Ora, esperar que o produtor rural brasileiro, vítima, em sua grande maioria de um processo de exclusão econômico-social histórico, assuma tal responsabilidade é, certamente, a melhor definição de utopia. Tanto essa afirmativa é real que, se forem procurados exemplos no país, relativamente ao cumprimento dessa parte da lei, após 44 anos de sua vigência, teremos dificuldades para encontrá-los.

E a autoridade federal, mesmo considerando que o texto descabido da lei é viável, por meio do Decreto n.º 6.514 de 22 de julho de 2008, estabelece, no artigo 55, como penalidade ao produtor que não averbar a área de Reserva Legal à margem de sua matrícula, “multa diária de R$ 50,00 à R$ 500,00 por hectare ou fração da área de reserva legal”.

Assim sendo, a título de exemplo, uma propriedade de 100 hectares sujeitará seu proprietário a multa de R$ 1.000,00 a R$ 10.000,00 por dia, caso não cumpra algo que, pelas dificuldades inerentes é quase impossível de cumprir; e, para fazê-lo, serão necessários vultosos gastos com contratação de técnicos especializados – gastos esses, repito, fora das possibilidades financeiras da esmagadora maioria dos produtores rurais.

Diante dos fatos até aqui enumerados, torna-se urgente o encaminhamento à opinião pública e às autoridades envolvidas, das seguintes sugestões:

1 – O artigo 152-A do Decreto n.º 6.514 de 22 de julho de 2008, modificado pelo Decreto n.º 6.695 de 15 de dezembro de 2008, deverá ser novamente modificado, fixando um prazo posterior suficiente (no mínimo dois anos), para que o assunto seja melhor analisado em espectro mais amplo.

2 – Que sejam introduzidas alterações de redação no texto da lei n.º 4771 de 15 de setembro de 1965, no sentido de atingir os seguintes principais objetivos:

a) Redução para 10%, em relação aos parâmetros atuais, dos limites de área de preservação permanente contidos no item “a” do artigo 2º da lei n.º 4.771, isto é, onde estiver prevista a faixa de 100 metros de áreas de preservação permanente à margem de um rio, que se fixe em 10 metros e assim sucessivamente.

b) Remuneração indenizatória, preferencialmente mensal, aos produtores, em função das respectivas áreas incluídas no processo de preservação permanente, visto que estarão perdendo glebas destinadas a outras atividades econômicas, em benefício da sociedade como um todo, principalmente quando se tratar de conservação de recursos hídricos.
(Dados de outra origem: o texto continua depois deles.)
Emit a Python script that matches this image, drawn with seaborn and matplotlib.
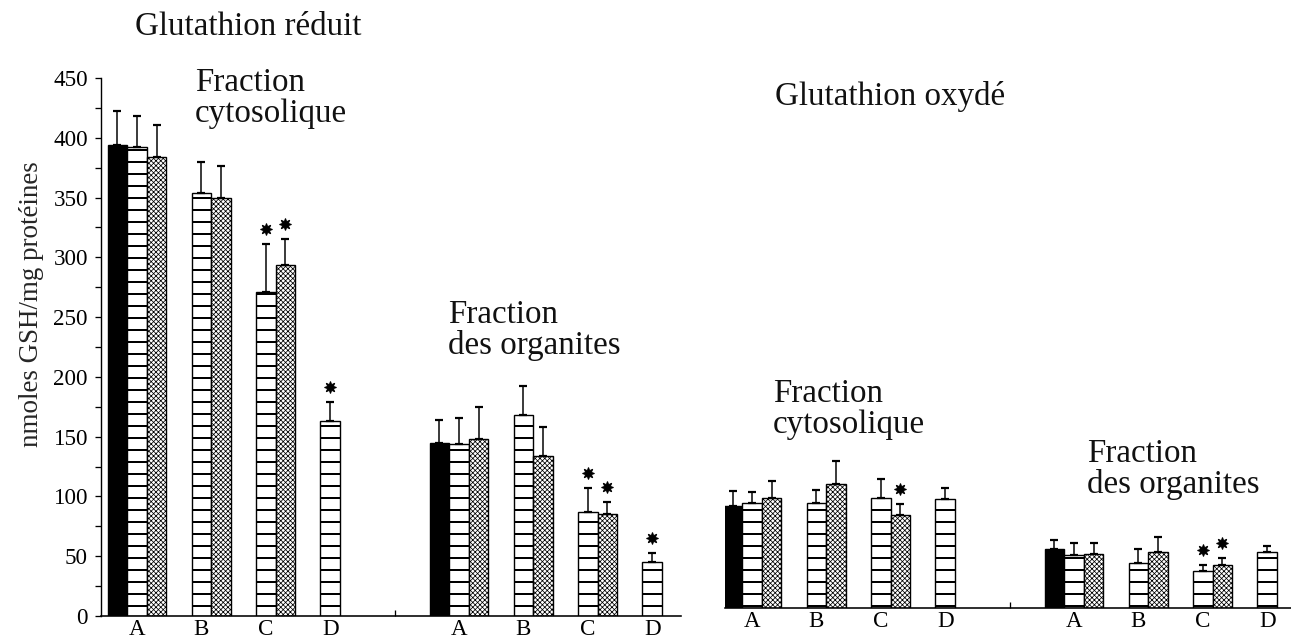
import numpy as np
import pandas as pd
import matplotlib
matplotlib.use("Agg")
import matplotlib.pyplot as plt
from matplotlib.transforms import offset_copy
import seaborn as sns

nan = np.nan

# ---- data -------------------------------------------------------------
groups = ["A", "B", "C", "D"]
series = ["témoin", "lot 1", "lot 2"]

# rows = series (témoin, lot 1, lot 2), columns = groups A-D
reduit_cyto_mean = [[394, nan, nan, nan], [392, 354, 271, 163], [384, 350, 294, nan]]
reduit_cyto_sd = [[28, nan, nan, nan], [26, 26, 40, 16], [27, 26, 21, nan]]
reduit_org_mean = [[145, nan, nan, nan], [144, 168, 87, 45], [148, 134, 85, nan]]
reduit_org_sd = [[19, nan, nan, nan], [22, 24, 20, 8], [27, 24, 10, nan]]

oxyde_cyto_mean = [[85, nan, nan, nan], [88, 88, 92, 91], [92, 104, 78, nan]]
oxyde_cyto_sd = [[13, nan, nan, nan], [9, 11, 16, 9], [14, 19, 9, nan]]
oxyde_org_mean = [[49, nan, nan, nan], [44, 38, 31, 47], [45, 47, 36, nan]]
oxyde_org_sd = [[8, nan, nan, nan], [10, 11, 5, 5], [9, 12, 6, nan]]

# significant differences (series, group)
reduit_cyto_stars = [("lot 1", "C"), ("lot 2", "C"), ("lot 1", "D")]
reduit_org_stars = [("lot 1", "C"), ("lot 2", "C"), ("lot 1", "D")]
oxyde_cyto_stars = [("lot 2", "C")]
oxyde_org_stars = [("lot 1", "C"), ("lot 2", "C")]

panels = {
    "réduit": [(reduit_cyto_mean, reduit_cyto_sd, reduit_cyto_stars),
               (reduit_org_mean, reduit_org_sd, reduit_org_stars)],
    "oxydé": [(oxyde_cyto_mean, oxyde_cyto_sd, oxyde_cyto_stars),
              (oxyde_org_mean, oxyde_org_sd, oxyde_org_stars)],
}

# long-form table: the two fractions sit side by side on one axis,
# separated by one empty slot
FRACTION_OFFSET = 5
rows = []
for panel, fracs in panels.items():
    for f, (mean, sd, stars) in enumerate(fracs):
        for s, name in enumerate(series):
            for g, grp in enumerate(groups):
                if np.isnan(mean[s][g]):
                    continue
                rows.append(dict(panel=panel, pos=g + FRACTION_OFFSET * f,
                                 serie=name, groupe=grp,
                                 moyenne=mean[s][g], et=sd[s][g],
                                 star=(name, grp) in stars))
df = pd.DataFrame(rows)

# ---- style --------------------------------------------------------------
sns.set_style("ticks")
plt.rcParams["font.family"] = ["Liberation Serif", "DejaVu Serif"]
plt.rcParams["axes.edgecolor"] = "black"
plt.rcParams["xtick.color"] = "black"
plt.rcParams["ytick.color"] = "black"
plt.rcParams["text.color"] = "#111111"

W, H, DPI = 1291, 641, 72
fig = plt.figure(figsize=(W / DPI, H / DPI), dpi=DPI)
fig.patch.set_facecolor("white")

ax_l = fig.add_axes([101 / W, (H - 616) / H, 580 / W, 538 / H])
ax_r = fig.add_axes([725 / W, (H - 608) / H, (W - 725) / W, 538 / H])

palette = {"témoin": "black", "lot 1": "white", "lot 2": "white"}
WIDTH = 0.91
hatches = {1: ("-", 2.0), 2: ("xxxxx", 0.75)}

for ax, panel, xlim in [(ax_l, "réduit", (-0.559, 8.447)),
                        (ax_r, "oxydé", (-0.42, 8.37))]:
    sub = df[df.panel == panel].reset_index(drop=True)
    sns.barplot(data=sub, x="pos", y="moyenne", hue="serie", hue_order=series,
                palette=palette, native_scale=True, width=WIDTH, dodge=True,
                errorbar=None, edgecolor="black", linewidth=1.4,
                saturation=1, legend=False, ax=ax)

    xs, ys, errs, star_x, star_y = [], [], [], [], []
    for cont in ax.containers:
        for bar in cont:
            h = bar.get_height()
            if not np.isfinite(h):
                continue
            bw = bar.get_width()
            cx = bar.get_x() + bw / 2
            pos = int(round(cx))
            slot = int(round((cx - pos) / bw)) + 1
            row = sub[(sub.pos == pos) & (sub.serie == series[slot])].iloc[0]
            if slot in hatches:
                pat, lw = hatches[slot]
                bar.set_hatch(pat)
                if hasattr(bar, "set_hatch_linewidth"):
                    bar.set_hatch_linewidth(lw)
            xs.append(cx)
            ys.append(h)
            errs.append(row.et)
            if row.star:
                star_x.append(cx)
                star_y.append(h + row.et)

    ax.errorbar(xs, ys, yerr=[np.zeros(len(errs)), errs], fmt="none",
                ecolor="black", elinewidth=1.5, capsize=4, capthick=2.2,
                zorder=4)
    ax.plot(star_x, star_y, linestyle="none", marker=(8, 1, 0),
            markersize=12, color="black", zorder=5,
            transform=offset_copy(ax.transData, fig=fig, y=15, units="dots"))

    ax.set_xlim(*xlim)
    ax.set_ylim(0, 450)
    ticks = [g + FRACTION_OFFSET * f for f in range(2) for g in range(len(groups))]
    ax.set_xticks(ticks, groups * 2)
    ax.set_xticks([FRACTION_OFFSET - 1], minor=True)
    ax.tick_params(axis="x", which="major", length=0, pad=3, labelsize=23)
    ax.tick_params(axis="x", which="minor", direction="in", length=6, width=1.3)
    ax.set_xlabel("")
    for side in ("top", "right"):
        ax.spines[side].set_visible(False)
    ax.spines["bottom"].set_linewidth(1.6)
    ax.set_facecolor("none")

# y axis on the left panel only
ax_l.set_yticks(np.arange(0, 451, 50))
ax_l.set_yticks(np.arange(25, 451, 50), minor=True)
ax_l.tick_params(axis="y", which="both", direction="out", length=6, width=1.3,
                 pad=7, labelsize=23)
ax_l.spines["left"].set_linewidth(1.4)
ax_l.set_ylabel("nmoles GSH/mg protéines", fontsize=27)
ax_l.yaxis.set_label_coords(-0.098, 0.58)

ax_r.spines["left"].set_visible(False)
ax_r.set_yticks([])
ax_r.set_ylabel("")


def label(x, y, s):
    fig.text(x / W, 1 - y / H, s, fontsize=33, ha="left", va="baseline")


label(135, 35, "Glutathion réduit")
label(195, 91, "Fraction")
label(195, 122, "cytosolique")
label(448, 323, "Fraction")
label(448, 354, "des organites")

label(775, 105, "Glutathion oxydé")
label(773, 402, "Fraction")
label(773, 433, "cytosolique")
label(1087, 462, "Fraction")
label(1087, 493, "des organites")

fig.savefig("out.png", dpi=DPI, facecolor="white")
E os recursos poderiam advir exatamente de diversos tipos de taxas impostas aos consumidores beneficiários, como, aliás, já é prática corrente em países desenvolvidos, sendo o melhor exemplo conhecido o da cidade de Nova York, nos EUA.

c) Transferência para o Poder Público Federal ou Estadual (conforme o caso) da responsabilidade pelo cumprimento dos parâmetros mínimos legais estabelecidos para as áreas de Reserva Legal em relação a seus respectivos territórios, e não mais a cada propriedade. Cabe, assim ao respectivo poder público, todas as tarefas relativas à concepção, delimitação e implantação, das Reservas Legais.

d) Indenização aos produtores pelas áreas que forem destinadas às reservas legais no âmbito de cada propriedade rural. Quando algum órgão do governo necessita executar um empreendimento, ocupando parte, ou toda a propriedade de um produtor rural ou cidadão, até mesmo, antes de sua ocupação, instaura-se um processo de desapropriação, procura-se o valor de mercado, negocia-se e indeniza-se o produtor, e só aí, salvo exceções, se ocupa aquele quinhão de terra necessário para execução da obra, seja ela uma estrada, uma hidroelétrica, um gasoduto, uma estação de tratamento, etc. No entanto, faz-se a pergunta: Por que no caso de expropriação de uma área rural, em benefício do meio ambiente, não ocorre a desapropriação com a respectiva indenização? A situação não é idêntica? Claro que sim, pois em ambos os casos o produtor rural fica impedido de utilizar sua área, até com a agravante, neste caso, de ficar como guardião da área expropriada, o que não ocorre nos demais casos. Isso é justo?

e) Permissão da coincidência, ao nível de cada propriedade, de áreas de Reserva Legal e de Preservação Permanente, principalmente as contidas nas alíneas “c”, “d”, “e” e “h” do artigo 2º da lei 4.771, visto que atendem exatamente aos mesmos objetivos descritos na legislação.

Consideramos que, assim procedendo, estaremos, como cidadãos e interessados, contribuindo com o necessário e urgente processo de debate e esclarecimento a respeito de um tema que preocupa a muitos, principalmente os que são submetidos às sanções hoje previstas em uma legislação que precisa ser modificada em caráter de urgência.